The Quarks too are much taller than the schoolboy-sized ones we see on telly, about two metres tall. The surface of their ball-shaped heads is covered with ‘a network of eyes and sensors’, while their arms have hand-like endings ‘bristling with sensors, sockets and implements’. They’re also a little bit more talkative.

Inside the War Museum, Jamie inspects a laser gun and it accidentally discharges, punching a hole into a door . There are four figures sat around a circular table (not two at a desk as on screen):

… their bodies frozen into grotesquely contorted positions. Their clothing was charred and rotten, here and there fused into a glassy lump with their roasted and flayed flesh. The eyeless faces were burned beyond recognition.

The Dulcians measure years in ‘annos’ and months in ‘lunars’. ‘Cully’ becomes ‘Kully’; at one point, he attempts to impersonate Jamie’s accent.

Cover: Andrew Skilleter gives us a Dominator and a Quark operating drilling equipment, while a huge oversized Quark fills the skyline. The 1991 reprint cover reuses Alister Pearson’s VHS artwork, with the Doctor flanked by pairs of Dominators and Quarks.

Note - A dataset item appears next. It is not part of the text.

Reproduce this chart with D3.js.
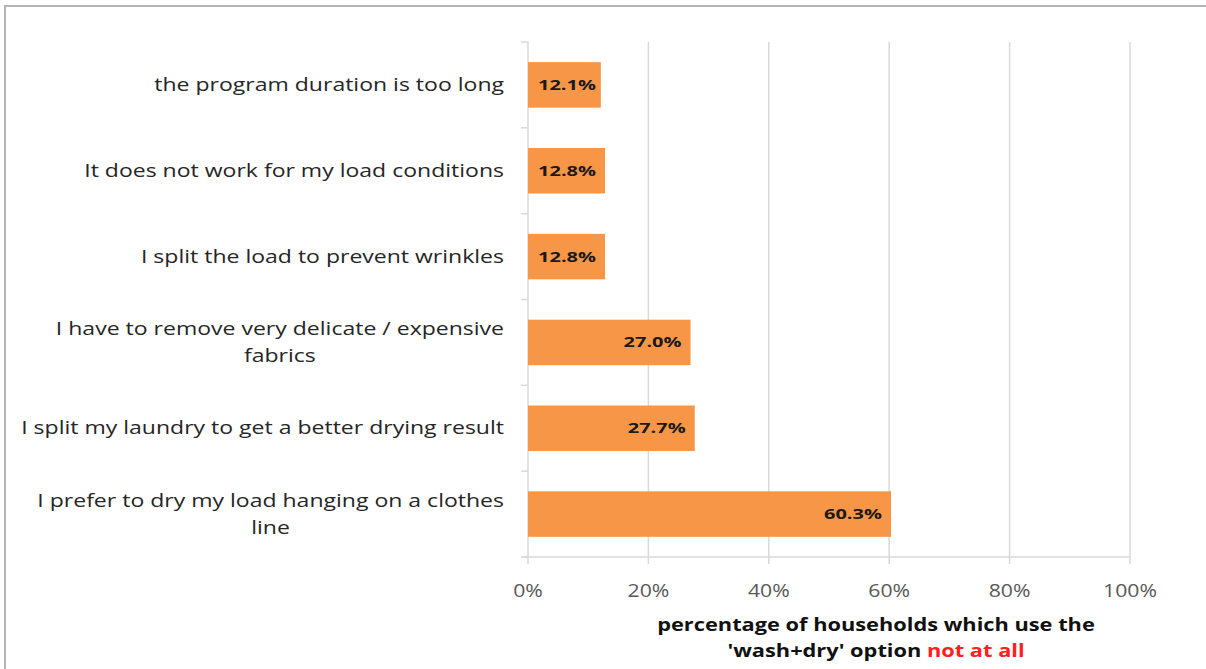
<!DOCTYPE html>
<html>
<head>
<meta charset="utf-8">
<script src="https://cdn.jsdelivr.net/npm/d3@7"></script>
<style>
  body { margin: 0; background: #fff; }
  svg { display: block; }
</style>
</head>
<body>
<svg width="1206" height="669"></svg>
<script>
// reasons, top to bottom
var categories = [
  ["the program duration is too long"],
  ["It does not work for my load conditions"],
  ["I split the load to prevent wrinkles"],
  ["I have to remove very delicate / expensive", "fabrics"],
  ["I split my laundry to get a better drying result"],
  ["I prefer to dry my load hanging on a clothes", "line"]
];
var values = [12.1, 12.8, 12.8, 27.0, 27.7, 60.3];
var xTicks = [0, 20, 40, 60, 80, 100];

var margin = {top: 42, left: 528, right: 76, bottom: 112};
var width = 1206 - margin.left - margin.right;
var height = 669 - margin.top - margin.bottom;
var font = "'Open Sans', Lato, sans-serif";

var svg = d3.select("svg");

// horizontal stretch so the text widths follow the (wide) source rendering
function stretch(sel, k) {
  sel.each(function() {
    var t = d3.select(this);
    var x0 = +t.attr("x"), y0 = +t.attr("y");
    t.attr("x", 0).attr("y", 0)
      .attr("transform", "translate(" + x0 + "," + y0 + ") scale(" + k + ",1)");
  });
}
function widest(sel) {
  var m = 0;
  sel.each(function() { m = Math.max(m, this.getComputedTextLength()); });
  return m;
}

// frame (only top and left edges show)
svg.append("path")
  .attr("d", "M5,669V6H1206")
  .attr("fill", "none")
  .attr("stroke", "#b5b5b5")
  .attr("stroke-width", 2);

var x = d3.scaleLinear().domain([0, 100]).range([0, width]);
var y = d3.scaleBand().domain(d3.range(categories.length)).range([0, height]).paddingInner(0.47).paddingOuter(0.235);

var main = svg.append("g")
  .attr("transform", "translate(" + margin.left + "," + margin.top + ")");

// gridlines
main.selectAll(".grid")
  .data(xTicks.slice(1))
  .enter().append("line")
  .attr("x1", function(d) { return x(d); })
  .attr("x2", function(d) { return x(d); })
  .attr("y1", 0)
  .attr("y2", height + 7)
  .attr("stroke", "#d9d9d9")
  .attr("stroke-width", 1.5);

// y axis line + ticks at band boundaries
main.append("line")
  .attr("x1", 0).attr("x2", 0).attr("y1", 0).attr("y2", height + 7)
  .attr("stroke", "#d9d9d9").attr("stroke-width", 1.5);
main.selectAll(".ytick")
  .data(d3.range(categories.length + 1))
  .enter().append("line")
  .attr("x1", -7).attr("x2", 0)
  .attr("y1", function(i) { return i * height / categories.length; })
  .attr("y2", function(i) { return i * height / categories.length; })
  .attr("stroke", "#d9d9d9").attr("stroke-width", 1.5);

// x axis line
main.append("line")
  .attr("x1", -7).attr("x2", width).attr("y1", height).attr("y2", height)
  .attr("stroke", "#d9d9d9").attr("stroke-width", 1.5);

// x tick labels
var xl = main.selectAll(".xlab")
  .data(xTicks)
  .enter().append("text")
  .attr("x", function(d) { return x(d); })
  .attr("y", height + 40)
  .attr("text-anchor", "middle")
  .attr("font-family", font)
  .attr("font-size", 18)
  .attr("fill", "#595959")
  .text(function(d) { return d + "%"; });
stretch(xl, 54 / widest(xl));

// bars
main.selectAll(".bar")
  .data(values)
  .enter().append("rect")
  .attr("x", 0)
  .attr("y", function(d, i) { return y(i); })
  .attr("width", function(d) { return x(d); })
  .attr("height", y.bandwidth())
  .attr("fill", "#f79646");

// value labels, inside end
var vl = main.selectAll(".val")
  .data(values)
  .enter().append("text")
  .attr("y", function(d, i) { return y(i) + y.bandwidth() / 2 + 5; })
  .attr("text-anchor", "end")
  .attr("font-family", font)
  .attr("font-weight", "bold")
  .attr("font-size", 14)
  .attr("fill", "#1a1a1a")
  .text(function(d) { return d.toFixed(1) + "%"; });
var kv = 58 / widest(vl);
vl.attr("x", function(d) {
  var w = this.getComputedTextLength() * kv;
  return Math.max(x(d) - 9, w + 10);
});
stretch(vl, kv);

// category labels
var labelRight = -24;
var catG = main.selectAll(".cat")
  .data(categories)
  .enter().append("g");
catG.each(function(lines, i) {
  var g = d3.select(this);
  var cy = y(i) + y.bandwidth() / 2;
  lines.forEach(function(s, j) {
    g.append("text")
      .attr("class", "l" + j)
      .attr("font-family", font).attr("font-size", 18).attr("fill", "#262626")
      .attr("y", lines.length === 1 ? cy + 6 : cy + (j === 0 ? -13 : 14) + 6)
      .text(s);
  });
});
var cats = catG.selectAll("text");
var kc = 483 / widest(catG.selectAll(".l0"));
catG.each(function(lines) {
  var g = d3.select(this);
  var t0 = g.select(".l0");
  var w0 = t0.node().getComputedTextLength() * kc;
  t0.attr("text-anchor", "end").attr("x", labelRight);
  g.select(".l1").attr("text-anchor", "middle").attr("x", labelRight - w0 / 2);
});
stretch(cats, kc);

// axis title
var title = svg.append("g")
  .attr("font-family", font).attr("font-size", 17).attr("font-weight", "bold")
  .attr("text-anchor", "middle");
title.append("text").attr("x", 876).attr("y", 631).attr("fill", "#111")
  .text("percentage of households which use the");
var t2 = title.append("text").attr("x", 876).attr("y", 657).attr("fill", "#111");
t2.append("tspan").text("'wash+dry' option ");
t2.append("tspan").attr("fill", "#ff2020").text("not at all");
var tt = title.selectAll("text");
stretch(tt, 438 / widest(tt));
</script>
</body>
</html>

Final Analysis: It’s surprising that one of the most unsettling visual effects of its time – the fiery bubbling of Tolata’s skin as she’s blasted by a Quark – is reduced to an energy burst and a bloodless murder. I’d have expected Ian Marter to go all out on this, considering the gruesome description he gives to the dummies in the war room in a later scene. But this is a subtle work: Marter’s introduction places the impressive Dominator battleships soaring across space in formation near to quite the most boring-looking planet ever. In Chapter 4, we finally reach the Dulcian Capitol, where its citizens enjoy warmth from the planet’s ‘modest yellow sun’, there are galleries filled with ‘lush green vegetation’, small fountains that cast ‘fine shimmering sprays of purified water in myriad colours’. The Council Chambers are pastel shades, the elderly Councillors lounge in ‘padded reclining chairs’ with cushions, everything is soft, soothing and entirely non-threatening. In the space of a couple of paragraphs, we’re shown that Dukis has absolutely no defence against the trigger-happy invaders. It’s so much better than the story deserves, being a little one-note and thin on TV.